Tip: This museum is oppressively mobbed by tour groups, particularly at a few key exhibits. We suggest you visit it on your own, so you can be flexible and avoid the crowds. See a long line waiting for the jadeite cabbage? Head to another nearby exhibit, and check back in a little while when the line will likely be gone. Is a guide monopolizing a particularly interesting piece while he drones on to his group? Squeeze in to get a look. Manners are relative there. And if you hate crowds, the museum is big enough to escape them and still see some beautiful works.
Nearest ports: Keelung
9. Gyeongbok and Changdeok Palaces
Seoul's Gyeongbok Palace once comprised 330 buildings and 5,792 rooms spread across 4 million square feet of land, most of which was devastated by World War II. There's an ongoing process of renovation to bring it back to its pre-WWII splendor. Today, you can see the restored, lavishly painted buildings and wing-roofed pavilions where the imperial family lived and ruled. The National Folk Museum is also on the grounds, with displays of crafts, architecture, food and more. Changdeok Palace, the current version built in 1609, is Seoul's best-preserved palace and a UNESCO World Heritage Site. There are reception rooms and a throne room, as well as private living quarters of the imperial family. Some descendants even still live on the grounds.

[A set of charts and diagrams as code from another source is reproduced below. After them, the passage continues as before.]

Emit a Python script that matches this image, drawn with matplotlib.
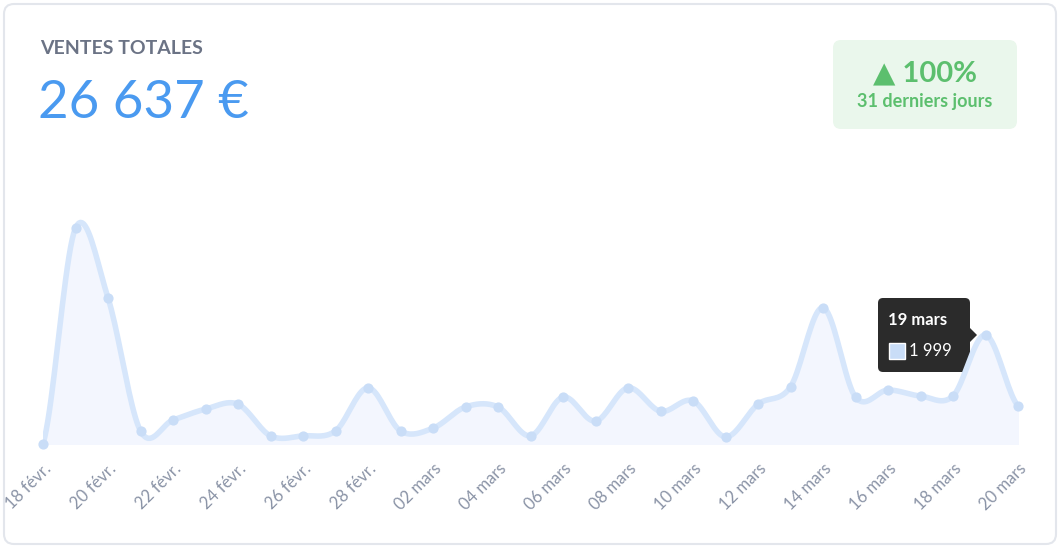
import numpy as np
import matplotlib
matplotlib.use("Agg")
import matplotlib.pyplot as plt
from matplotlib.patches import FancyBboxPatch, Rectangle, Polygon

plt.rcParams['font.family'] = ['Lato', 'DejaVu Sans']

days = ["18 févr.","19 févr.","20 févr.","21 févr.","22 févr.","23 févr.","24 févr.","25 févr.","26 févr.","27 févr.","28 févr.",
        "01 mars","02 mars","03 mars","04 mars","05 mars","06 mars","07 mars","08 mars","09 mars","10 mars",
        "11 mars","12 mars","13 mars","14 mars","15 mars","16 mars","17 mars","18 mars","19 mars","20 mars"]
values = [0,3960,2680,240,440,640,730,150,150,240,1030,240,290,680,680,150,860,420,1030,600,790,130,730,1050,2500,860,990,880,880,1999,700]

W, H = 1060, 548
fig = plt.figure(figsize=(W/100, H/100), dpi=100)
bg = fig.add_axes([0,0,1,1]); bg.set_xlim(0,W); bg.set_ylim(H,0); bg.axis('off')
bg.add_patch(FancyBboxPatch((4,4),W-8,H-8,boxstyle="round,pad=0,rounding_size=10",fc='white',ec='#e3e6ec',lw=1.5))
bg.text(40,48,"VENTES TOTALES",fontsize=14,color='#6b7385',va='center',fontweight='bold')
bg.text(38,103,"26 637 €",fontsize=38,color='#4a9af0',va='center')
bg.add_patch(FancyBboxPatch((833,40),184,89,boxstyle="round,pad=0,rounding_size=8",fc='#eaf7ec',ec='none'))
bg.text(925,73,"▲ 100%",fontsize=21,color='#5cbf6e',ha='center',va='center',fontweight='bold')
bg.text(925,102,"31 derniers jours",fontsize=13,color='#5cbf6e',ha='center',va='center',fontweight='bold')

x0, x1, yb, yt = 43, 1018, 444, 170
ax = fig.add_axes([x0/W, 1-yb/H, (x1-x0)/W, (yb-yt)/H])
ax.patch.set_alpha(0)
n = len(values)
xs = np.arange(n)
ys = np.array(values, float)
p = np.concatenate([[ys[0]], ys, [ys[-1]]])
sx, sy = [], []
for i in range(n-1):
    t = np.linspace(0,1,20,endpoint=False)
    a,b,c,d = p[i],p[i+1],p[i+2],p[i+3]
    yy = 0.5*((2*b)+(-a+c)*t+(2*a-5*b+4*c-d)*t**2+(-a+3*b-3*c+d)*t**3)
    sx.extend(i+t); sy.extend(yy)
sx.append(n-1); sy.append(ys[-1])
sy = np.maximum(np.array(sy), 0)
ax.fill_between(sx, sy, 0, color='#f3f6fe')
ax.plot(sx, sy, color='#d6e6fb', lw=4, solid_capstyle='round')
ax.scatter(xs, ys, s=40, color='#c9ddf7', zorder=3, clip_on=False)
ax.set_xlim(0, n-1); ax.set_ylim(0, 5025)
for s in ax.spines.values(): s.set_visible(False)
ax.set_yticks([])
ax.set_xticks(xs[::2])
ax.set_xticklabels(days[::2], rotation=45, ha='right', rotation_mode='anchor', fontsize=12, color='#8a93a6')
ax.tick_params(axis='x', length=0, pad=12)

bg.add_patch(FancyBboxPatch((878,298),92,74,boxstyle="round,pad=0,rounding_size=5",fc='#2b2b2b',ec='none'))
bg.add_patch(Polygon([[970,328],[977,335],[970,342]],closed=True,fc='#2b2b2b',ec='none'))
bg.text(888,320,"19 mars",fontsize=12,color='white',fontweight='bold',va='center')
bg.add_patch(Rectangle((889,343),16,16,fc='#c9ddf7',ec='white',lw=1))
bg.text(909,351,"1 999",fontsize=12,color='white',va='center')

fig.savefig("out.png", dpi=100)
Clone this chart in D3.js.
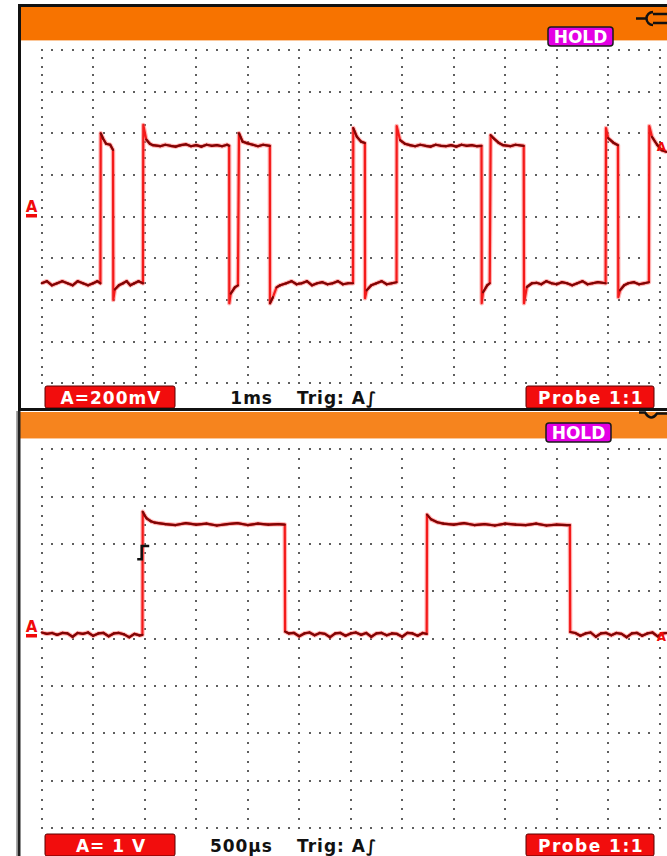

Tip: Between Gyeongbok and Changdeok palaces, you'll find one of the city's largest areas of traditional wooden Korean houses. If you have time, visit the winding streets in the Bukchan neighborhood for a glimpse of Seoul's past.
Nearest ports: Seoul (Incheon)
10. Bulguksa Temple
This UNESCO World Heritage Site was originally part of the ancient Silla kingdom (dating from around 57 B.C. to 935 A.D.) and includes seven national treasures -- among them stone pagodas, gilt-bronze statues of Buddha and stone bridges. The temple's origins reach back to the 6th century, and its structures are considered to be a perfect example of Silla kingdom architecture. Although the wooden buildings have been restored and rebuilt through the years, the impressive stone structures, including the broad granite terraces, are original. The temple complex is sited on Mount Tohamsan, surrounded by groves of manicured trees, which contribute to the atmosphere. The whole setting is particularly beautiful in fall foliage season.
Tip: Many shore excursions visit Bulguksa as part of an exploration of Gyeong-ju, including a visit to Tumuli Park's royal tombs and the National Museum. It's a great way to learn about the ancient Silla culture.